Maori at and associated with Ihumātao, are members of a tribal complex based on the Waikato-Tainui tribe (in te reo, Iwi). They seem also to see themselves as special, the descendants of the first Polynesian voyagers to reach and settle in New Zealand. They are not alone in laying such claim. There are other tribes too that claim likewise in their own voyager stories and foundation myths. In the Ihumātao (Waikato-Tainui) tribal voyager narrative however, they claim to have been in continuous occupation of the lands around Ihumātao since the ocean-going canoes, having navigated the Pacific, landed centuries ago. The archaeological evidence today of a long-term occupation is strong.
From the mid-nineteenth century Tainui were, they say (and they were), pushed and pressured from their extensive communally-held lands in greater Waikato; marginalised, robbed and reduced time and again by the Crown, the colonial (planter) government and the Auckland municipality; and forced to withdraw and retreat to a backwater region of Waikato, what is now known as King Country.

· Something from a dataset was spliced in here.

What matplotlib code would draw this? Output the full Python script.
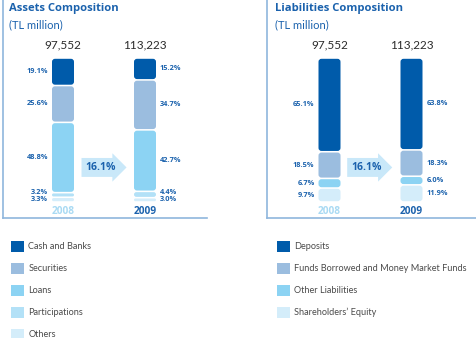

Today what Ihumātao once was is history though the memory lives among the tribal families and with it the idea of retrieving and restoring guardianship over these lands (‘guardianship’ is an important idea in Maori culture). Their story of dispossession, robbery and discrimination is an entirely reasonable representation of events since 1863 (when the coloniser seizures in this area of New Zealand began).
Five years ago Pania Newton had graduated law school and was on her way to her first job as a professional lawyer when she and others of her extended family heard of surveyors pegging out in Ihumātao fields (‘paddocks’ in NZ English), reminders of that once upon a time community but now (and long) in private Pakeha private ownership. The lands actually were now in the hands of Fletcher (the country’s biggest builder). The pegging was to lay out a new, large housing development (Auckland has a severe housing shortage with land and property values bubbling).

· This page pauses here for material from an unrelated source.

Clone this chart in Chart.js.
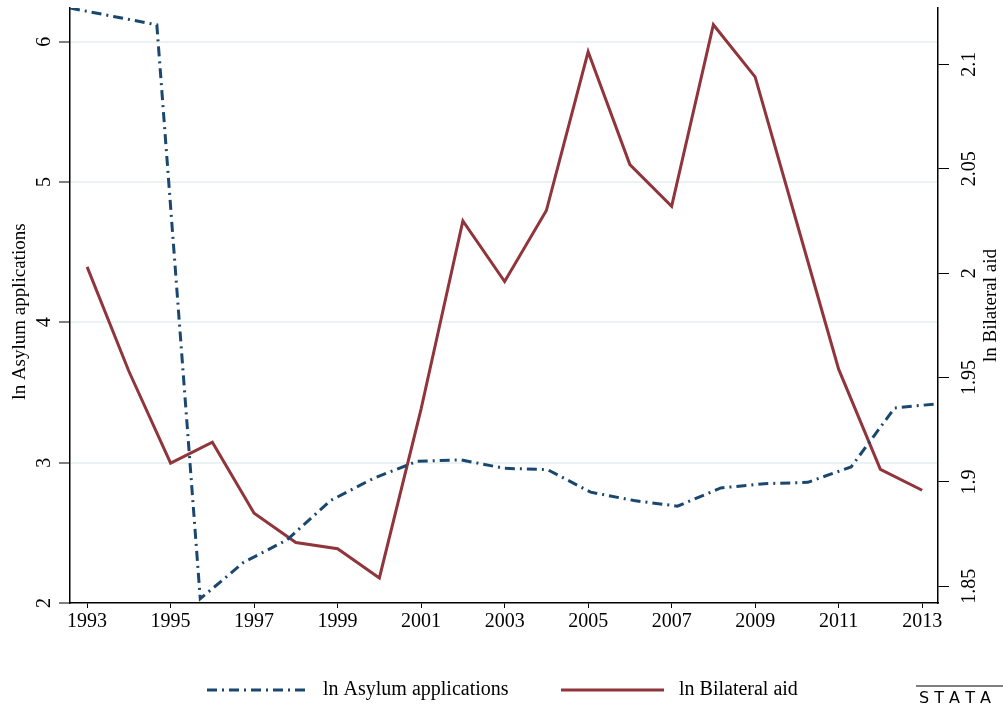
<!DOCTYPE html>
<html>
<head>
<meta charset="utf-8">
<script src="https://cdn.jsdelivr.net/npm/chart.js@4"></script>
<style>
  body { margin: 0; background: #fff; }
  #wrap { width: 1003px; height: 711px; }
</style>
</head>
<body>
<div id="wrap"><canvas id="chart" width="1003" height="711"></canvas></div>
<script>
// asylum series sits on its own (fractional) time positions
var asylumYears = [1992.59, 1993.63, 1994.67, 1995.71, 1996.75, 1997.79, 1998.83, 1999.87, 2000.91, 2001.95,
                   2002.99, 2004.03, 2005.06, 2006.10, 2007.14, 2008.18, 2009.22, 2010.26, 2011.30, 2012.34, 2013.38];
var asylumValues = [6.24, 6.18, 6.12, 2.03, 2.29, 2.45, 2.73, 2.89, 3.01, 3.02,
                    2.96, 2.95, 2.79, 2.73, 2.69, 2.82, 2.85, 2.86, 2.97, 3.39, 3.42];

var aidYears = [1993, 1994, 1995, 1996, 1997, 1998, 1999, 2000, 2001, 2002, 2003,
                2004, 2005, 2006, 2007, 2008, 2009, 2010, 2011, 2012, 2013];
var aidValues = [2.003, 1.953, 1.909, 1.919, 1.885, 1.871, 1.868, 1.854, 1.935, 2.025, 1.996,
                 2.030, 2.106, 2.052, 2.032, 2.119, 2.094, 2.024, 1.954, 1.906, 1.896];

var xTicks = [1993, 1995, 1997, 1999, 2001, 2003, 2005, 2007, 2009, 2011, 2013];
var leftTicks = [2, 3, 4, 5, 6];
var rightTicks = [1.85, 1.9, 1.95, 2, 2.05, 2.1];
var rightLabels = ['1.85', '1.9', '1.95', '2', '2.05', '2.1'];

var navy = '#1a476f';
var maroon = '#90353b';
var serif = '"Liberation Serif", "Times New Roman", serif';

function pts(xs, ys) {
    return xs.map(function(x, i) { return {x: x, y: ys[i]}; });
}

// rotated tick labels, axis titles, legend and logo
var stataDecor = {
    id: 'stataDecor',
    afterDraw: function(chart) {
        var ctx = chart.ctx;
        var area = chart.chartArea;
        var yl = chart.scales.y, yr = chart.scales.y2;
        var midY = (area.top + area.bottom) / 2;
        ctx.save();
        ctx.fillStyle = '#000';
        ctx.font = '20px ' + serif;
        ctx.textAlign = 'center';
        ctx.textBaseline = 'alphabetic';

        function vtext(txt, x, y) {
            ctx.save();
            ctx.translate(x, y);
            ctx.rotate(-Math.PI / 2);
            ctx.fillText(txt, 0, 0);
            ctx.restore();
        }
        leftTicks.forEach(function(v) { vtext(String(v), 50, yl.getPixelForValue(v)); });
        rightTicks.forEach(function(v, i) { vtext(rightLabels[i], 975, yr.getPixelForValue(v)); });
        ctx.font = '19px ' + serif;
        vtext('ln Asylum applications', 25, midY + 6);
        vtext('ln Bilateral aid', 996, midY);

        // legend
        var ly = 690;
        ctx.font = '20px ' + serif;
        ctx.lineWidth = 3;
        ctx.strokeStyle = navy;
        ctx.setLineDash([10, 5, 2, 5]);
        ctx.beginPath(); ctx.moveTo(207, ly); ctx.lineTo(307, ly); ctx.stroke();
        ctx.strokeStyle = maroon;
        ctx.setLineDash([]);
        ctx.beginPath(); ctx.moveTo(561, ly); ctx.lineTo(664, ly); ctx.stroke();
        ctx.textAlign = 'left';
        ctx.textBaseline = 'middle';
        ctx.fillText('ln Asylum applications', 323, ly);
        ctx.fillText('ln Bilateral aid', 679, ly);

        // stata logo
        ctx.lineWidth = 1.2;
        ctx.strokeStyle = '#000';
        ctx.beginPath(); ctx.moveTo(916, 686); ctx.lineTo(1003, 686); ctx.stroke();
        ctx.font = '16px "DejaVu Sans"';
        ctx.textBaseline = 'alphabetic';
        ctx.fillText('S T A T A', 919, 703);
        ctx.restore();
    }
};

var ctx = document.getElementById('chart').getContext('2d');
var chart = new Chart(ctx, {
    type: 'line',
    data: {
        datasets: [{
            label: 'ln Asylum applications',
            data: pts(asylumYears, asylumValues),
            yAxisID: 'y',
            borderColor: navy,
            borderWidth: 3,
            borderDash: [10, 5, 2, 5],
            pointRadius: 0,
            tension: 0,
            fill: false
        }, {
            label: 'ln Bilateral aid',
            data: pts(aidYears, aidValues),
            yAxisID: 'y2',
            borderColor: maroon,
            borderWidth: 3,
            pointRadius: 0,
            tension: 0,
            fill: false
        }]
    },
    options: {
        responsive: false,
        animation: false,
        layout: { padding: { top: 8, bottom: 70, left: 0, right: 0 } },
        plugins: { legend: { display: false }, tooltip: { enabled: false } },
        scales: {
            x: {
                type: 'linear',
                min: 1992.59,
                max: 2013.38,
                afterBuildTicks: function(s) { s.ticks = xTicks.map(function(v) { return {value: v}; }); },
                afterFit: function(s) { s.height = 38; },
                grid: { drawOnChartArea: false, tickLength: 5, color: '#000', lineWidth: 1 },
                border: { color: '#000', width: 1.5 },
                ticks: {
                    color: '#000',
                    font: { family: serif, size: 20 },
                    padding: 2,
                    maxRotation: 0,
                    callback: function(v) { return String(v); }
                }
            },
            y: {
                type: 'linear',
                position: 'left',
                min: 2,
                max: 6.24,
                afterBuildTicks: function(s) { s.ticks = leftTicks.map(function(v) { return {value: v}; }); },
                afterFit: function(s) { s.width = 70; },
                grid: {
                    color: function(c) { return c.tick && c.tick.value === 2 ? 'rgba(0,0,0,0)' : '#eaf2f3'; },
                    lineWidth: 2,
                    tickColor: '#000',
                    tickWidth: 1,
                    tickLength: 11
                },
                border: { color: '#000', width: 1.5 },
                ticks: { display: false }
            },
            y2: {
                type: 'linear',
                position: 'right',
                min: 1.842,
                max: 2.127,
                afterBuildTicks: function(s) { s.ticks = rightTicks.map(function(v) { return {value: v}; }); },
                afterFit: function(s) { s.width = 65; },
                grid: { drawOnChartArea: false, color: '#000', tickLength: 11, lineWidth: 1 },
                border: { color: '#000', width: 1.5 },
                ticks: { display: false }
            }
        }
    },
    plugins: [stataDecor]
});
</script>
</body>
</html>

Newton abandoned her incipient career and began a campaign to have the development stopped, the lands bought by government and handed back to Maori guardianship to become a sacred site in memory of what once was. She and her fellow protesters were ignored. Further, it emerges, the chiefs and elders of her tribal grouping had done a deal with Fletcher (who were fully sensitive to the history of the place but also need vitally to develop the site). A portion of the lands would be handed back to Waikato-Tainui; the scale of development would be reduced; and a proportion of the development would be set aside for social or affordable housing. Pania Newton and her associates were actually going against their chiefs and elders.
Two points.
First, the Maori tribal leadership system is based on people acknowledging and owing respect, honour and frankly, obedience to the leadership (the chiefs and elders, always men). Newton’s action is an affront to tribal leaders, an assault on their mana, a concept difficult to translate into and convey the sense into English (and western culture) – it enwraps owing honour and loyalty to your leader (who is wrapped in mana). Pania Newton has confronted and broken with this tradition, cast it aside for western-style ‘identity’ protest. She is of her tribe and identifies but has broken with the tribal leadership. This is suddenly a tribal dispute.

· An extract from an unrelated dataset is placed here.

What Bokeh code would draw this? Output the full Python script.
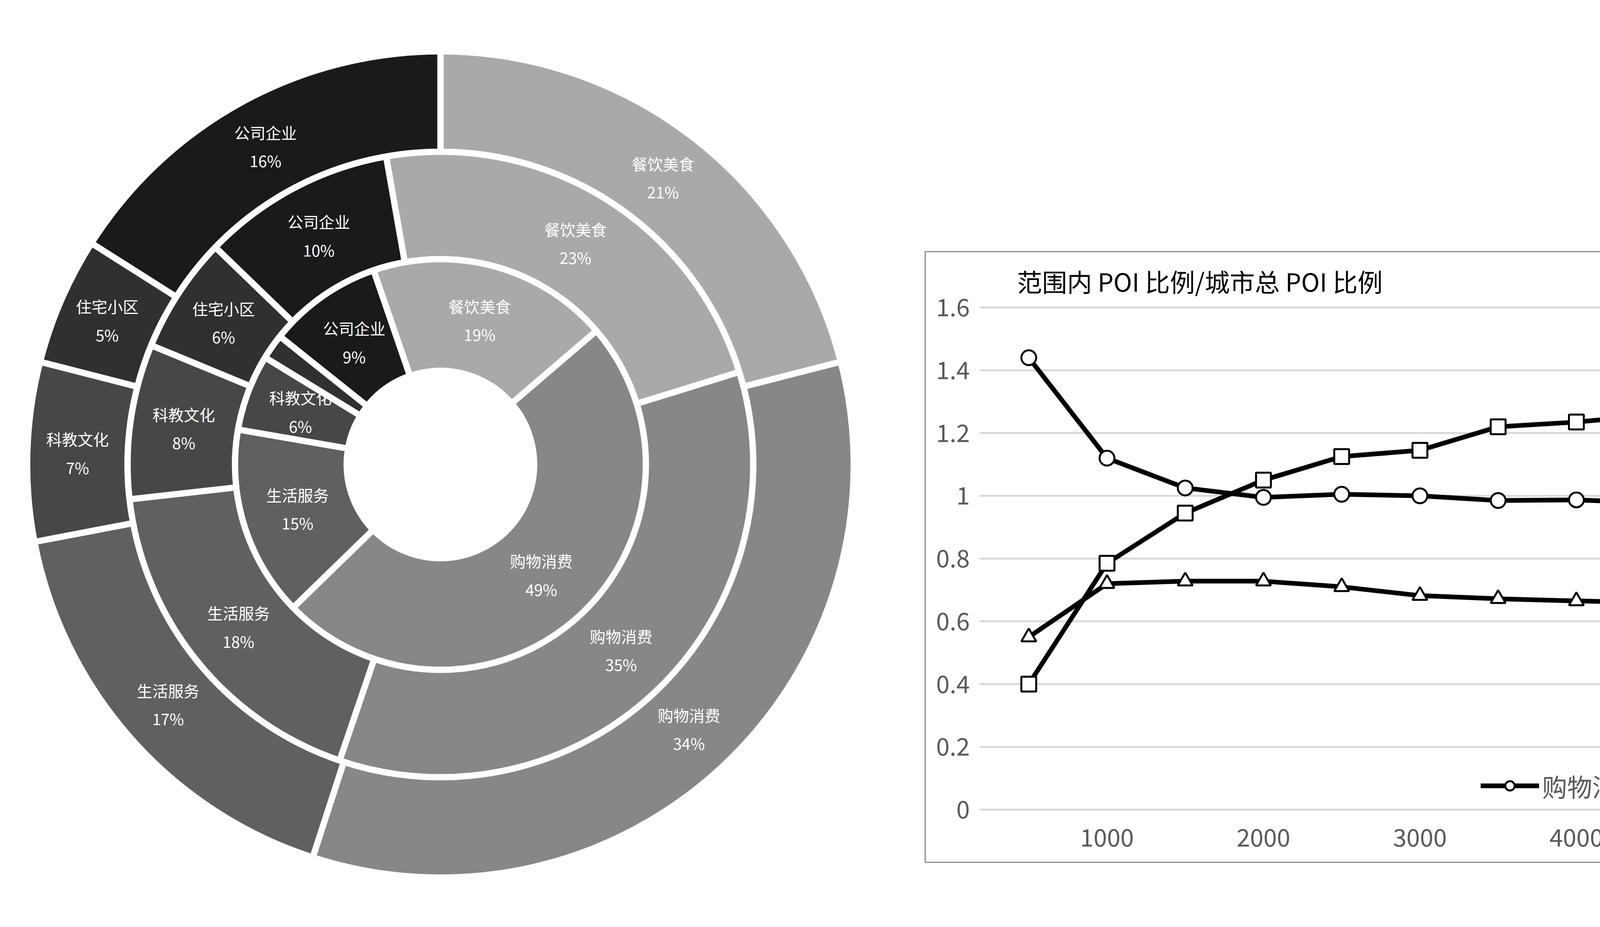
import numpy as np
from bokeh.plotting import figure
from bokeh.models import Legend, LegendItem, ColumnDataSource, Range1d
from bokeh.core.properties import value
from bokeh.embed import file_html
from bokeh.resources import INLINE

FONT = "Noto Sans CJK SC"
# ---- donut data ----
cats = ["餐饮美食", "购物消费", "生活服务", "科教文化", "住宅小区", "公司企业"]
colors = ["#a9a9a9", "#878787", "#606060", "#474747", "#303030", "#1a1a1a"]
inner_vals = [19, 49, 15, 6, 2, 9]
middle_vals = [23, 35, 18, 8, 6, 10]
outer_vals = [21, 34, 17, 7, 5, 16]
ring_offsets = [-19, -10, 0]          # clock degrees where each ring starts
ring_radii = [(240, 526), (526, 801), (801, 1058)]
show_label = [[True, True, True, True, False, True], [True]*6, [True]*6]

# ---- line data ----
radius = [500, 1000, 1500, 2000, 2500, 3000, 3500, 4000, 4500, 5000,
          5500, 6000, 6500, 7000, 7500, 8000, 8500, 9000, 9500, 10000]
shopping = [1.44, 1.12, 1.025, 0.995, 1.005, 1.0, 0.985, 0.987, 0.977, 1.018,
            1.02, 1.01, 1.003, 0.995, 0.98, 0.967, 0.965, 0.962, 0.958, 0.952]
residential = [0.4, 0.785, 0.945, 1.05, 1.125, 1.145, 1.22, 1.235, 1.258, 1.228,
               1.252, 1.265, 1.275, 1.272, 1.272, 1.268, 1.272, 1.272, 1.268, 1.248]
company = [0.55, 0.72, 0.728, 0.728, 0.71, 0.682, 0.672, 0.665, 0.66, 0.648,
           0.655, 0.668, 0.682, 0.712, 0.73, 0.762, 0.78, 0.777, 0.79, 0.782]
series_names = ["购物消费", "住宅小区", "公司企业"]
markers = ["circle", "square", "triangle"]
y_ticks = [0, 0.2, 0.4, 0.6, 0.8, 1.0, 1.2, 1.4, 1.6]
y_tick_labels = ["0", "0.2", "0.4", "0.6", "0.8", "1", "1.2", "1.4", "1.6"]
x_ticks = [1000, 2000, 3000, 4000, 5000, 6000, 7000, 8000, 9000, 10000]
x_tick_labels = [str(t) for t in x_ticks]

W, H = 6577, 2358
p = figure(width=W, height=H, x_range=(0, W), y_range=(0, H), output_backend="svg",
           toolbar_location=None, min_border=0)
p.axis.visible = False; p.grid.visible = False; p.outline_line_color = None

# donut (pixel-space ranges)
cx, cy = 1127, H - 1189
for ring, vals in enumerate([inner_vals, middle_vals, outer_vals]):
    tot = sum(vals)
    cum = np.cumsum([0] + vals)
    a0 = ring_offsets[ring] + cum[:-1] / tot * 360
    a1 = ring_offsets[ring] + cum[1:] / tot * 360
    r0, r1 = ring_radii[ring]
    src = ColumnDataSource(dict(start=np.radians(90 - a1), end=np.radians(90 - a0), color=colors))
    p.annular_wedge(x=cx, y=cy, inner_radius=r0, outer_radius=r1, start_angle="start",
                    end_angle="end", fill_color="color", line_color="white", line_width=16, source=src)
    mid = np.radians(90 - (a0 + a1) / 2)
    rm = (r0 + r1) / 2
    txt, xs, ys = [], [], []
    for i in range(6):
        if show_label[ring][i]:
            txt.append(f"{cats[i]}\n{vals[i]}%")
            xs.append(cx + rm * np.cos(mid[i])); ys.append(cy + rm * np.sin(mid[i]))
    p.text(x=xs, y=ys, text=txt, text_color="white", text_font=value(FONT), text_font_size="40px",
           text_align="center", text_baseline="middle", text_line_height=1.25)

# line chart box
p.quad(left=2368, right=6489, bottom=150, top=1714, fill_color=None, line_color="#8c8c8c", line_width=3)

# line chart scales
kx = (6447 - 2507) / (10022 - 185)
ky = (1571 - 285) / 1.6
p.extra_x_ranges = {"lx": Range1d(185 - 2507 / kx, 10022 + (W - 6447) / kx)}
p.extra_y_ranges = {"ly": Range1d(-285 / ky, (H - 285) / ky)}
kw = dict(x_range_name="lx", y_range_name="ly")

p.segment(x0=185, x1=10022, y0=y_ticks, y1=y_ticks, line_color="#d9d9d9", line_width=5, **kw)
p.text(x=123, y=y_ticks, text=y_tick_labels, text_align="right", text_baseline="middle",
       text_font=value(FONT), text_font_size="62px", text_color="#595959", **kw)
p.text(x=x_ticks, y=-0.09, text=x_tick_labels, text_align="center", text_baseline="middle",
       text_font=value(FONT), text_font_size="62px", text_color="#595959", **kw)

items = []
for name, ys, mk in zip(series_names, [shopping, residential, company], markers):
    l = p.line(radius, ys, line_color="black", line_width=12, **kw)
    s = p.scatter(radius, ys, marker=mk, size=38, fill_color="white", line_color="black",
                  line_width=5, **kw)
    items.append(LegendItem(label=name, renderers=[l, s]))
leg = Legend(items=items, orientation="horizontal", location=(3790, 300), label_text_font=FONT,
             label_text_font_size="64px", label_text_color="#595959", glyph_width=150, glyph_height=60,
             spacing=80, label_standoff=8, background_fill_alpha=0, border_line_color=None, padding=10)
p.add_layout(leg, "center")

p.text(x=425, y=1.685, text=["范围内 POI 比例/城市总 POI 比例"], text_font=value(FONT),
       text_font_size="64px", text_baseline="middle", text_color="black", **kw)
p.text(x=9990, y=0.073, text=["范围半径/m"], text_font=value(FONT), text_font_size="64px",
       text_baseline="middle", text_align="right", text_color="black", **kw)

open("out.html", "w").write(file_html(p, INLINE))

Second, Ihumātao is happening in an important context. Newton is Waikatao-Tainui; she and her family have high standing in the tribal complex; and the extended family is apparently aristocratic within Tainui, loyal to Kīngitanga, the King Movement, one of the most important political forces within Maoridom. This is a dispute within the highest levels of Maoridom.
From the mid-nineteenth century there was an attempt to create among all of the tribes a grand alliance owing loyalty to an elected Maori king, the King Movement or Kīngitanga. It never got beyond North Island and within North Island never really progressed beyond Waikato. The paddocks of Ihumātao are in a sense at the northern fringe geographically of King Country and the writ of the Kīngitanga. And Pania Newton is part of all of that – except that she is also in effect Europeanised. The idea of protest, even against her chiefs and elders, is in her blood too.
The problem is that there is a chasm between the chiefs and elders and indeed the new generation on the one hand and on the other the average Maori experience of life: urban, dislocated (from tribe), with low educational attainment, hooked into gangs and drugs, patches and so on and on.
In the meantime what of the government? Well it has stood back – and back and back. This for Labour (the leading party in government) is internal to Maori. For the PM, no’wt t’ do with me mate.
Meanwhile Pania Newton is discovering the true nature of politics, cruel, blood and in the NZ context, mana, above all, mana.
Mana: prestige, authority, control, power, influence, status, spiritual power, charisma – mana is a supernatural force in a person, place or object. Mana goes hand in hand with tapu, one affecting the other. The more prestigious the event, person or object, the more it is surrounded by tapu and mana. Mana is the enduring, indestructible power of the atua and is inherited at birth, the more senior the descent, the greater the mana. The authority of mana and tapu is inherited and delegated through the senior line from the atua as their human agent to act on revealed will. Since authority is a spiritual gift delegated by the atua, man remains the agent, never the source of mana. This divine choice is confirmed by the elders, initiated by the tohunga under traditional consecratory rites (tohi). Mana gives a person the authority to lead, organise and regulate communal expeditions and activities, to make decisions regarding social and political matters. A person or tribe’s mana can increase from successful ventures or decrease through the lack of success. The tribe give mana to their chief and empower him/her and in turn the mana of an ariki or rangatira spreads to his/her people and their land, water and resources. Almost every activity has a link with the maintenance and enhancement of mana and tapu. Animate and inanimate objects can also have mana as they also derive from the atua and because of their own association with people imbued with mana or because they are used in significant events. There is also an element of stewardship, or kaitiakitanga, associated with the term when it is used in relation to resources, including land and water.